When I visit a bookshop, I tend to go to the same sections first, every time. It varies from shop to shop, of course. In my own shop, I'm usually there to work, so I'd leave my belongings out back first. That in mind, we'll leave my own shop off the list.
Let's take Chapters, though. It's a big bookshop in Dublin, with a huge range, and I always find myself tucked away in the corner of the Business section first (unless it's been a while, in which case I have a look at the tables at the front for some good deals I'll only end up ignoring anyway.) I don't know why, but I always browse the Business section, even when I know I won't be buying anything.

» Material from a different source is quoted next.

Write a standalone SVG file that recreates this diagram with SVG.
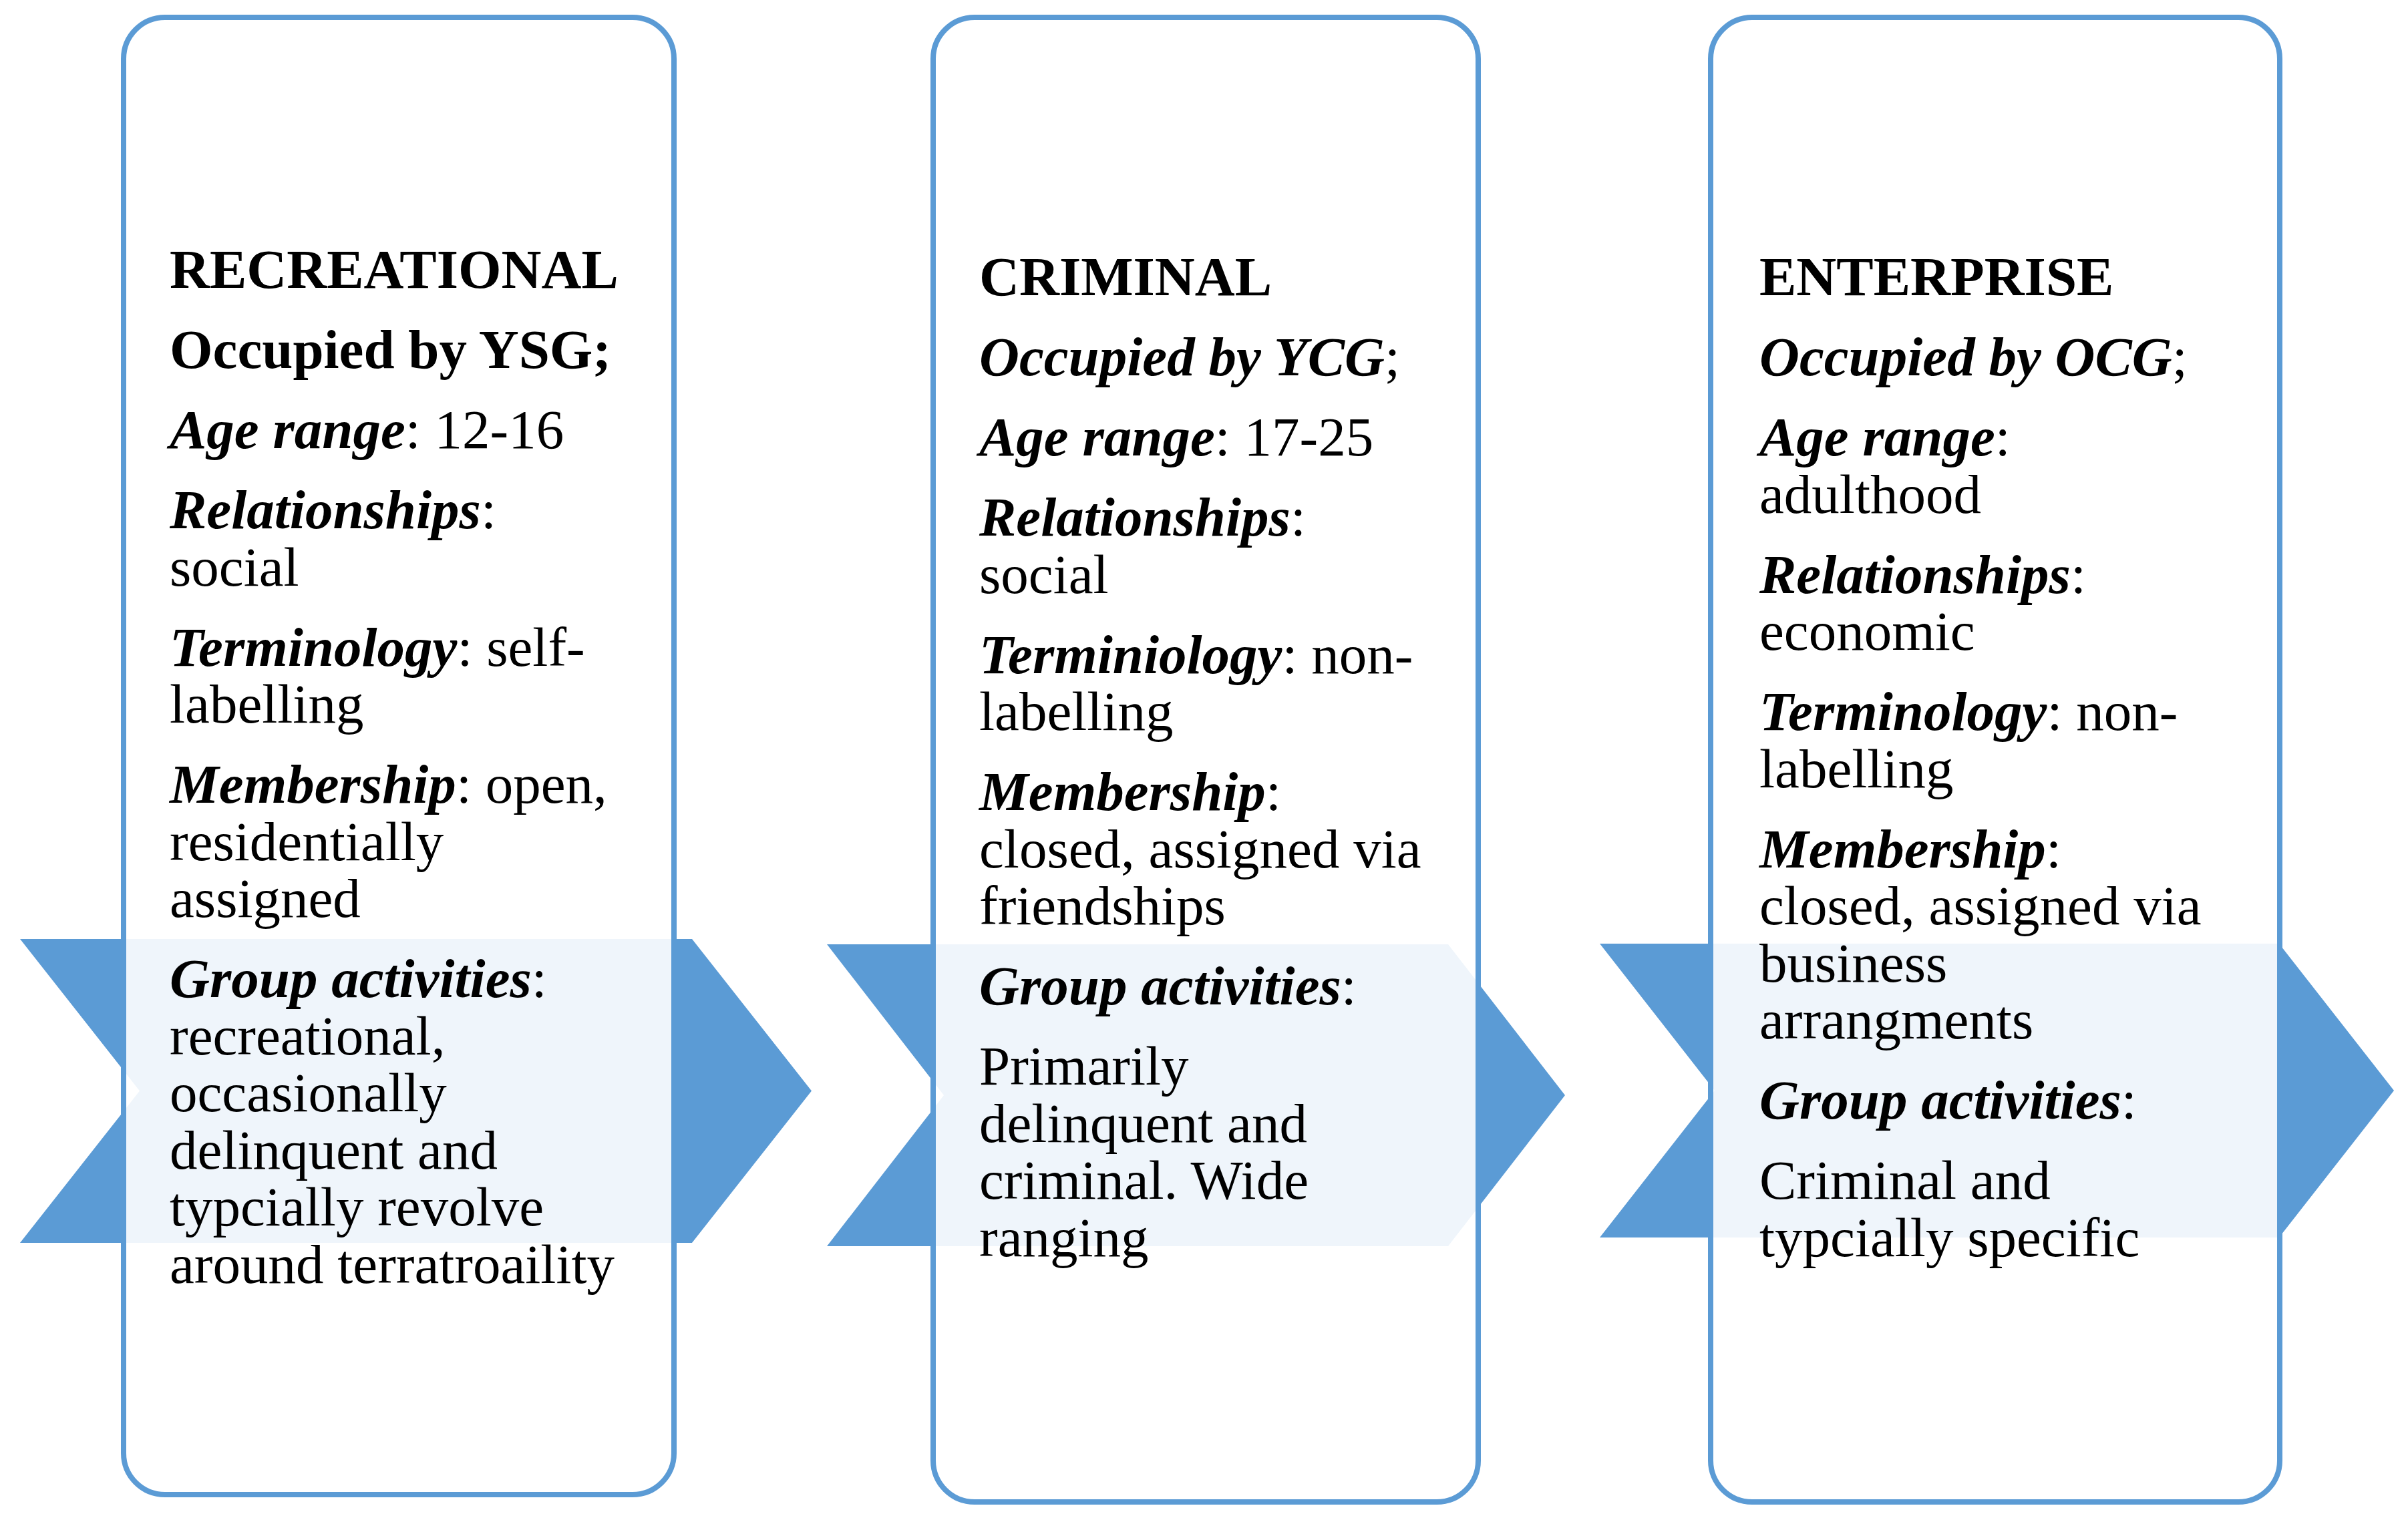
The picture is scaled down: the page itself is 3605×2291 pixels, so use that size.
<svg xmlns="http://www.w3.org/2000/svg" width="3605" height="2291" viewBox="0 0 3605 2291">
<style>
  .chev { fill: #5B9BD5; stroke: none; }
  .box { fill: #FFFFFF; fill-opacity: 0.9; stroke: #5B9BD5; stroke-width: 8; }
  text { font-family: "Liberation Serif", "Times New Roman", serif; font-size: 83px; fill: #000000; }
  .b { font-weight: bold; }
  .bi { font-weight: bold; font-style: italic; }
</style>
<rect x="0" y="0" width="3605" height="2291" fill="#FFFFFF"/>
<g id="connectors">
  <polygon class="chev" points="30,1406 1036,1406 1215,1633.5 1036,1861 30,1861 209,1633.5"/>
  <polygon class="chev" points="1238,1414 2168,1414 2343,1640 2168,1866 1238,1866 1413,1640"/>
  <polygon class="chev" points="2395,1413 3412,1413 3584,1633 3412,1853 2395,1853 2567,1633"/>
</g>
<g id="node-recreational">
  <rect class="box" x="185" y="26" width="824" height="2212" rx="62" ry="62"/>
  <text x="254" y="431" class="b">RECREATIONAL</text>
  <text x="254" y="551" class="b">Occupied by YSG;</text>
  <text x="254" y="671"><tspan class="bi">Age range</tspan>: 12-16</text>
  <text x="254" y="791"><tspan class="bi">Relationships</tspan>:</text>
  <text x="254" y="876.5">social</text>
  <text x="254" y="996.5"><tspan class="bi">Terminology</tspan>: self-</text>
  <text x="254" y="1082">labelling</text>
  <text x="254" y="1202"><tspan class="bi">Membership</tspan>: open,</text>
  <text x="254" y="1287.5">residentially</text>
  <text x="254" y="1373">assigned</text>
  <text x="254" y="1493"><tspan class="bi">Group activities</tspan>:</text>
  <text x="254" y="1578.5">recreational,</text>
  <text x="254" y="1664">occasionally</text>
  <text x="254" y="1749.5">delinquent and</text>
  <text x="254" y="1835">typcially revolve</text>
  <text x="254" y="1920.5">around terratroaility</text>
</g>
<g id="node-criminal">
  <rect class="box" x="1397" y="26" width="816" height="2223" rx="62" ry="62"/>
  <text x="1466" y="442" class="b">CRIMINAL</text>
  <text x="1466" y="562"><tspan class="bi">Occupied by YCG</tspan>;</text>
  <text x="1466" y="682"><tspan class="bi">Age range</tspan>: 17-25</text>
  <text x="1466" y="802"><tspan class="bi">Relationships</tspan>:</text>
  <text x="1466" y="887.5">social</text>
  <text x="1466" y="1007.5"><tspan class="bi">Terminiology</tspan>: non-</text>
  <text x="1466" y="1093">labelling</text>
  <text x="1466" y="1213"><tspan class="bi">Membership</tspan>:</text>
  <text x="1466" y="1298.5">closed, assigned via</text>
  <text x="1466" y="1384">friendships</text>
  <text x="1466" y="1504"><tspan class="bi">Group activities</tspan>:</text>
  <text x="1466" y="1624">Primarily</text>
  <text x="1466" y="1709.5">delinquent and</text>
  <text x="1466" y="1795">criminal. Wide</text>
  <text x="1466" y="1880.5">ranging</text>
</g>
<g id="node-enterprise">
  <rect class="box" x="2561" y="26" width="852" height="2223" rx="62" ry="62"/>
  <text x="2634" y="442" class="b">ENTERPRISE</text>
  <text x="2634" y="562"><tspan class="bi">Occupied by OCG</tspan>;</text>
  <text x="2634" y="682"><tspan class="bi">Age range</tspan>:</text>
  <text x="2634" y="767.5">adulthood</text>
  <text x="2634" y="887.5"><tspan class="bi">Relationships</tspan>:</text>
  <text x="2634" y="973">economic</text>
  <text x="2634" y="1093"><tspan class="bi">Terminology</tspan>: non-</text>
  <text x="2634" y="1178.5">labelling</text>
  <text x="2634" y="1298.5"><tspan class="bi">Membership</tspan>:</text>
  <text x="2634" y="1384">closed, assigned via</text>
  <text x="2634" y="1469.5">business</text>
  <text x="2634" y="1555">arrangments</text>
  <text x="2634" y="1675"><tspan class="bi">Group activities</tspan>:</text>
  <text x="2634" y="1795">Criminal and</text>
  <text x="2634" y="1880.5">typcially specific</text>
</g>
</svg>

From there, I move on to have a look at the books on writing, then to the Children's section, for the YA books. Following that, I end up looking at Classics and Science Fiction. Every time, even when I'm just trying to pass the time.
A similar path is taken in Eason on O'Connell Street. Business, Writing, then over to the Personal Development section, and back upstairs to the Teen section. But that's about it. Unless I'm getting stationary, I tend not to buy anything in the shop at all - not unless I've never seen it anywhere else before!
With Hodges Figgis, the journey is a little bit different - right to the top, and work my way down from the Writing section. I go through all the usual places, while I'm doing that, but I always seem to want to start at the uppermost level. It's a habit, and I don't intend on breaking it. It is, after all, where I found Screenplay by Syd Field.
The big three out of the way, there's really only one other bookshop I like to visit whenever I'm near it - The Gutter Bookshop, on Cow's Lane. It's small, but it's one of the nicest shops in the city. Plus, the owner, Bob, shares some of my interest in books - he's the only other person I know who reads Andrew Kaufman's books, and it was thanks to his interest in Kaufman's books that I was able to get my hands on Born Weird last summer. So thanks, Bob!
When I visit The Gutter Bookshop, I literally do a lap of the entire shop. Their range isn't huge, but they stock lots of titles you wouldn't find anywhere else - because no one else seems to realise they'll sell! Thanks to the size of the shop, people who go in looking for something to read usually end up with something that most Irish bookshops don't sell. Bob makes use of an American supplier that many find too inconvenient. The end result is that he gets to stock niche books for his very popular Indie bookshop.
What about you? What's your first stop in a bookshop?